Direktur LBH Pers Makassar, Fajriani Langgeng, mengungkapkan bahwa dalam beberapa tahun terakhir, lembaganya telah menghadapi berbagai kasus pers, mulai dari kasus kekerasan jurnalis hingga kasus pidana dan perdata.
Pada tahun 2022, LBH Pers Makassar telah melakukan advokasi terhadap kasus kekerasan jurnalis di beberapa kota. Di tahun berikutnya, yakni 2023, jurnalis dari media TV serta seorang jurnalis perempuan dilaporkan mengalami kekerasan seksual.
Saat ini, kata dia, kasus perdata yang tengah berjalan melibatkan dua perusahaan media Herald.id dan Inikata.co.id, serta dua jurnalis dan narasumber jurnalis.

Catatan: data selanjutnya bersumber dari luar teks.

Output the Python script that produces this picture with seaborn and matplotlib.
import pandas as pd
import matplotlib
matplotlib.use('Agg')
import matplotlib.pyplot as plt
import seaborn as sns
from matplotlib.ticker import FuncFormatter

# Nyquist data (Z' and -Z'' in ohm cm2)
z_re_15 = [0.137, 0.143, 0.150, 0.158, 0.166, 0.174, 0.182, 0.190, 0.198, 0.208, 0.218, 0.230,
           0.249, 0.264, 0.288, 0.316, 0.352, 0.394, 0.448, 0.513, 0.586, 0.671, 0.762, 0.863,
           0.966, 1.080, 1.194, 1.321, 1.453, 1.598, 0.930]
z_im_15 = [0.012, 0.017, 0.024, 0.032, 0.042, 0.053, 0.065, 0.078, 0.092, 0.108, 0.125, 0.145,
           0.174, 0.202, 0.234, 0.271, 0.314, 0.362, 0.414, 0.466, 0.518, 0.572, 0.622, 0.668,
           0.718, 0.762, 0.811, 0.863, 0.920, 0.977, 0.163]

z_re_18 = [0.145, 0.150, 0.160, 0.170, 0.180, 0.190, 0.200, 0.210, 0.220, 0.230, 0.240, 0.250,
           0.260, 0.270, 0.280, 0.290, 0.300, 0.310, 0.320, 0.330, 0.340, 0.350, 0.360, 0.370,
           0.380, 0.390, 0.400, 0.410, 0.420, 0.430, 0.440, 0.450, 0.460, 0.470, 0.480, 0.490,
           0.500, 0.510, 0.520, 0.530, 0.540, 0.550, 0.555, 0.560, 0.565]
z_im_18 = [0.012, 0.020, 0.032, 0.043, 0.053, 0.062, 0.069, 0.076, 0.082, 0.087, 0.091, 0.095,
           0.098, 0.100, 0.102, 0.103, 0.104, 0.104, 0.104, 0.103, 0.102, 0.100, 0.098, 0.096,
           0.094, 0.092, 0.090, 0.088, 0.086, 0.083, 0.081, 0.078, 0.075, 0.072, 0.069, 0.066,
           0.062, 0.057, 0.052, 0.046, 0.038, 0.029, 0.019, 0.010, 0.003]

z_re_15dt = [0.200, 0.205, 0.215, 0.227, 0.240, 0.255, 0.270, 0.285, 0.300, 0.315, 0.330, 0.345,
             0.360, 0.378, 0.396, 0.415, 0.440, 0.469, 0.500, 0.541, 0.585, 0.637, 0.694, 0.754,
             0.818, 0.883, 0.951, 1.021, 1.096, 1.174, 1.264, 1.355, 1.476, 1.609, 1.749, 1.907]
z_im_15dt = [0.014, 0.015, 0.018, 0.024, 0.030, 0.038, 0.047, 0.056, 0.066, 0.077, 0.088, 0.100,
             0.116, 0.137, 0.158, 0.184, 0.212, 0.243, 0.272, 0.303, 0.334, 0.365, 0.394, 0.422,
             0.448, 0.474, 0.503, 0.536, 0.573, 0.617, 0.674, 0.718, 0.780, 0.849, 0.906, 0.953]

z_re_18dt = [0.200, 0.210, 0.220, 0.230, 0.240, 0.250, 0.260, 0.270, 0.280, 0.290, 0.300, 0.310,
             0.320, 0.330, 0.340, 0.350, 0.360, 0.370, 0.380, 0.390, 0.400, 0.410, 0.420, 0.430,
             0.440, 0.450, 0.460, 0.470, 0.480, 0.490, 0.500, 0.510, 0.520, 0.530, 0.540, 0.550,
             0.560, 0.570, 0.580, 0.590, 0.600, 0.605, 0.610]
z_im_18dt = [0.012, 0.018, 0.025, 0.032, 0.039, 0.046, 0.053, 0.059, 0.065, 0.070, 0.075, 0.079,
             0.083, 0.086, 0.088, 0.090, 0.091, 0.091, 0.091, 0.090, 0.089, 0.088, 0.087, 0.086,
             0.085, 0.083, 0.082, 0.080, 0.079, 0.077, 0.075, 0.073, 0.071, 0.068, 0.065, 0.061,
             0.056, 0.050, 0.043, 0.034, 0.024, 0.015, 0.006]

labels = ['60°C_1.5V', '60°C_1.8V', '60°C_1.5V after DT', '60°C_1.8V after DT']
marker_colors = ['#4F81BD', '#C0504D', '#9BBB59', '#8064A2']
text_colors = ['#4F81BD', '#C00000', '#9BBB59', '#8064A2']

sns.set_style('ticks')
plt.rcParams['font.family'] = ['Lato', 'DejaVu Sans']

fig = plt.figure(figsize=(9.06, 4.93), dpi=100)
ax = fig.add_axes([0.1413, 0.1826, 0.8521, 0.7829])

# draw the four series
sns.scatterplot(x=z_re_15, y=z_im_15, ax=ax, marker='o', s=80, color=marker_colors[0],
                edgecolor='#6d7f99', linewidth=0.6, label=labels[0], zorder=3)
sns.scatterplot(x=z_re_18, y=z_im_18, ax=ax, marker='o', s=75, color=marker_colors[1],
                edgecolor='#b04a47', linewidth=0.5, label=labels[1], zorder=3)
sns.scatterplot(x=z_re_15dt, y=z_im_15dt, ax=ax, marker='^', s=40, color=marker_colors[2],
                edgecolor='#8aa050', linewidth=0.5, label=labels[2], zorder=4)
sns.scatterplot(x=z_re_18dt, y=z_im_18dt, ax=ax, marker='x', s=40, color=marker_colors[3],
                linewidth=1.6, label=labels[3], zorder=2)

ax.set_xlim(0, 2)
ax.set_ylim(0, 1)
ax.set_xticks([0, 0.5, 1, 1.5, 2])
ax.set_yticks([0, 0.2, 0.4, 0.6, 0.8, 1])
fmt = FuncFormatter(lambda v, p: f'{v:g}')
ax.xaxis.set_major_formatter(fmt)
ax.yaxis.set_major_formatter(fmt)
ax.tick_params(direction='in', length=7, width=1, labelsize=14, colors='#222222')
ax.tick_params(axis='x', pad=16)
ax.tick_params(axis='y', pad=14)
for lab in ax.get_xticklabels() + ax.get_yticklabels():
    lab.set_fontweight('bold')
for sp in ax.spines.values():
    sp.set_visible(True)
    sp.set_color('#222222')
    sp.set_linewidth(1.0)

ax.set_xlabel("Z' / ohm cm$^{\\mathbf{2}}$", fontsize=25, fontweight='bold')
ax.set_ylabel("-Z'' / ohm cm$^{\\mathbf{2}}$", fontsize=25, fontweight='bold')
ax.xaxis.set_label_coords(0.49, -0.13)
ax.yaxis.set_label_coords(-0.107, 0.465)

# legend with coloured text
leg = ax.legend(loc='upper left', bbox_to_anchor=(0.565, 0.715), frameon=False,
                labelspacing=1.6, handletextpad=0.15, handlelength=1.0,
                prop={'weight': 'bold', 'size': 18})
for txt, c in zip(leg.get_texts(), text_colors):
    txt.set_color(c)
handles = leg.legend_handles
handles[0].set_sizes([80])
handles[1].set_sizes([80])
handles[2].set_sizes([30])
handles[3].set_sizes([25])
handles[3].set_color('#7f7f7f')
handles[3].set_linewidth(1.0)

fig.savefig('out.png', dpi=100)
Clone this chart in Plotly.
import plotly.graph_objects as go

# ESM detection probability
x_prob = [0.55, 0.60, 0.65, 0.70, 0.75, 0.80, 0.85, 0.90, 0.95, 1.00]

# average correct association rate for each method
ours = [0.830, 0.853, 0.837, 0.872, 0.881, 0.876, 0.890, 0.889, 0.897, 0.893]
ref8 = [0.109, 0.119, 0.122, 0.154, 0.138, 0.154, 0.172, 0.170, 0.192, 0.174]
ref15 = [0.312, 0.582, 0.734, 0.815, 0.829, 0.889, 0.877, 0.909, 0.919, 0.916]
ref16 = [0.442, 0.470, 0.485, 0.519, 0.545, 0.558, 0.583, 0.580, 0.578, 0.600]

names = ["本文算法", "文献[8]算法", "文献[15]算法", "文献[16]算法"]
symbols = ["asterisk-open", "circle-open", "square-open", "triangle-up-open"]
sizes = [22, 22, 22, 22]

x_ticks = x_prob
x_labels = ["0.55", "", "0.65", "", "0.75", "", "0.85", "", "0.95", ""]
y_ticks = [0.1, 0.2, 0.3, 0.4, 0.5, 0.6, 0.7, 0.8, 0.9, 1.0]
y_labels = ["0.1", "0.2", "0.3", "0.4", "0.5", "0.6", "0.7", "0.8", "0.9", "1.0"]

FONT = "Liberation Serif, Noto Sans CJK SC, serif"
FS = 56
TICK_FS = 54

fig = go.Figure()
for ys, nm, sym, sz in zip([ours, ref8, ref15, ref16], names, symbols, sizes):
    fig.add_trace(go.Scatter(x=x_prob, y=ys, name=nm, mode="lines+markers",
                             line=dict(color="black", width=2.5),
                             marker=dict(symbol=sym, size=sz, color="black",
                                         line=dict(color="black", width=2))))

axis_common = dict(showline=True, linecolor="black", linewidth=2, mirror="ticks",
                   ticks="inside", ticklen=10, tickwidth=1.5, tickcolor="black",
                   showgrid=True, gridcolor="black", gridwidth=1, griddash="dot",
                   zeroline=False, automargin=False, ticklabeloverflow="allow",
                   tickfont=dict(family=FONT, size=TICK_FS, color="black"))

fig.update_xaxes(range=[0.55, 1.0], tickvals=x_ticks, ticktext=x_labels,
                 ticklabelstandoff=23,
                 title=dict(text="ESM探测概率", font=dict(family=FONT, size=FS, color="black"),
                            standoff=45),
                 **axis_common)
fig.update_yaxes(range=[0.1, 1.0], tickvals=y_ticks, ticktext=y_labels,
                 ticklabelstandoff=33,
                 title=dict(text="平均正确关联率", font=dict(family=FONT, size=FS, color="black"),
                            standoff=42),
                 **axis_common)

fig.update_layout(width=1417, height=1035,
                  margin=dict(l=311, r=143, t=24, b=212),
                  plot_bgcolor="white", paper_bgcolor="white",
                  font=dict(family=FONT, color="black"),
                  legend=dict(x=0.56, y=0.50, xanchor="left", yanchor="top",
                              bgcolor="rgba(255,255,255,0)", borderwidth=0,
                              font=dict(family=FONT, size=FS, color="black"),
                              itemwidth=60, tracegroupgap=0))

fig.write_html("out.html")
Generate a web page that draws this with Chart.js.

Kasus ini sebelumnya telah memasuki tahap mediasi. Ia mengatakan media tersebut telah memberikan hak jawab, begitu pun melampirkan permohonan maaf.
“Seharusnya kasus itu sudah selesai,” kata Fajriani dalam diskusi yang digelar AJI Makassar dengan tajuk Perlukah Amendemen UU Pers? di Sekretariat AJI Makassar pada Minggu sore 24 Maret 2024.
Menariknya, ia menyebut bahwa salah satu alasan penggugat untuk kasus ini berdasarkan surat penilaian dari Dewan Pers, yang menilai bahwa berita tersebut tidak mencakup sudut pandang kedua belah pihak dan melanggar kode etik jurnalistik. Penggugat mengklaim telah mengalami kerugian dari pemberitaan tersebut.
"Nilai gugatannya sangat fantastis, mencapai Rp700 miliar," ungkap dia, menyoroti besarnya jumlah yang diminta oleh para penggugat dalam kasus ini.